Shell is a great example of a company responding to inflection points. Shell went from a London antique shop to one of the largest and innovative energy companies in the world.

Culture

Future-back thinking is not reserved for the C-suite. Future-back thinking should be core to the culture of the organisation.

This is about developing a learning culture and one in which everyone in the organisation asks probing questions and challenges the status quo. One in which anyone can predict an inflection point and call out the implications to the organisation.

A great example of this shift comes from Satya Nadella, Microsoft CEO who drove the large-scale culture transformation at the company from one of “know-it-alls” to one of “learn-it-alls.” He instilled the concept of having a growth mindset into every part of the organisation.

Recognise employees who demonstrate an aptitude for future-back thinking. Use positive-reinforce to encourage behaviours you want to see more of such as innovation, creativity, critical thinking, and challenging the status quo.

Encourage everyone, by modelling behaviours, to see beyond the immediate problem in front of them to seek solutions, opportunities, and undiscovered possibilities that have never been considered.

Back-casting

As mentioned earlier, I explored the concept of back-casting in my first publication. Back-casting is to forecasting what future-back is to present-forward.

The process of back-casting envisions a different future and then identifies the actions or milestones to get there.

It is a reverse engineering approach. Backcasting starts with the end in mind.

The broad steps are:

•      Determine how far into the future you are looking e.g., 5,10 or 15 years etc.

•      Imagine one or more ideal future states or different possibilities

•      For each ideal future state work backwards to figure out what is needed to get to the ideal state from the current state

•      For each ideal future state repeatedly ask the question “What assumptions and actions must we take to get to the ideal state?”

•      Capture the results using charts, maps, action lists or photographs

•      Use the results in strategic planning sessions

A more detailed process is described in this article.

Vision to strategy

A vision of future state(s) is all well and good, but it is just a vision if not converted into strategy. There must be a tangible, actionable, and concrete plan in place to achieve the desired future state.

Mark Johnson and Josh Suskewicz suggest filling and balancing three linked and interdependent portfolios.

Future state portfolio: a financial projection of the enterprise at the target end date, in which the high-level assertions about the future business are translated into dollars.

Innovation portfolio: a set of planned projects or initiatives, prioritised for the next one to three years that reflect the future state portfolio.

Investment portfolio: specifies the resources (in both dollars and people) that will be needed to fund the innovation portfolio.
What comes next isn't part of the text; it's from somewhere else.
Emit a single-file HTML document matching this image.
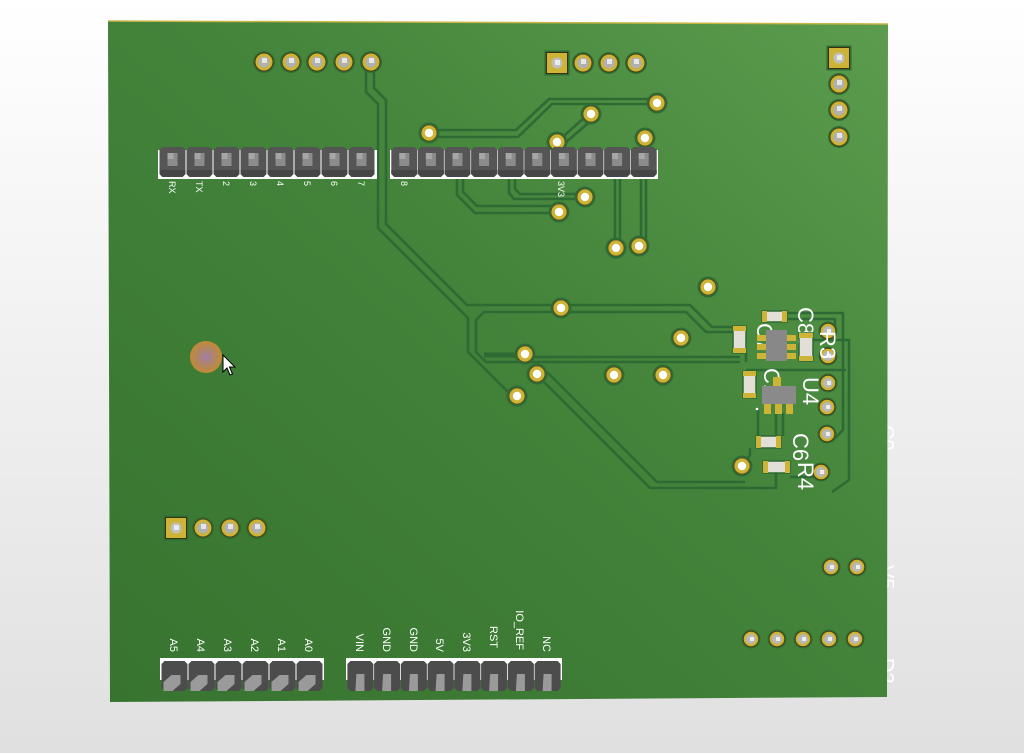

Armed with these three portfolios, there is now a strategy that connects the vision of the future to a concrete plan to thrive in it.

Summary

When change is happening at the pace it is, organisations cannot rely on present-forward thinking alone. They need to utilise future-back thinking and not rely on the way in which they have always done things. They must think about the strategic inflections and disrupt rather than be disrupted.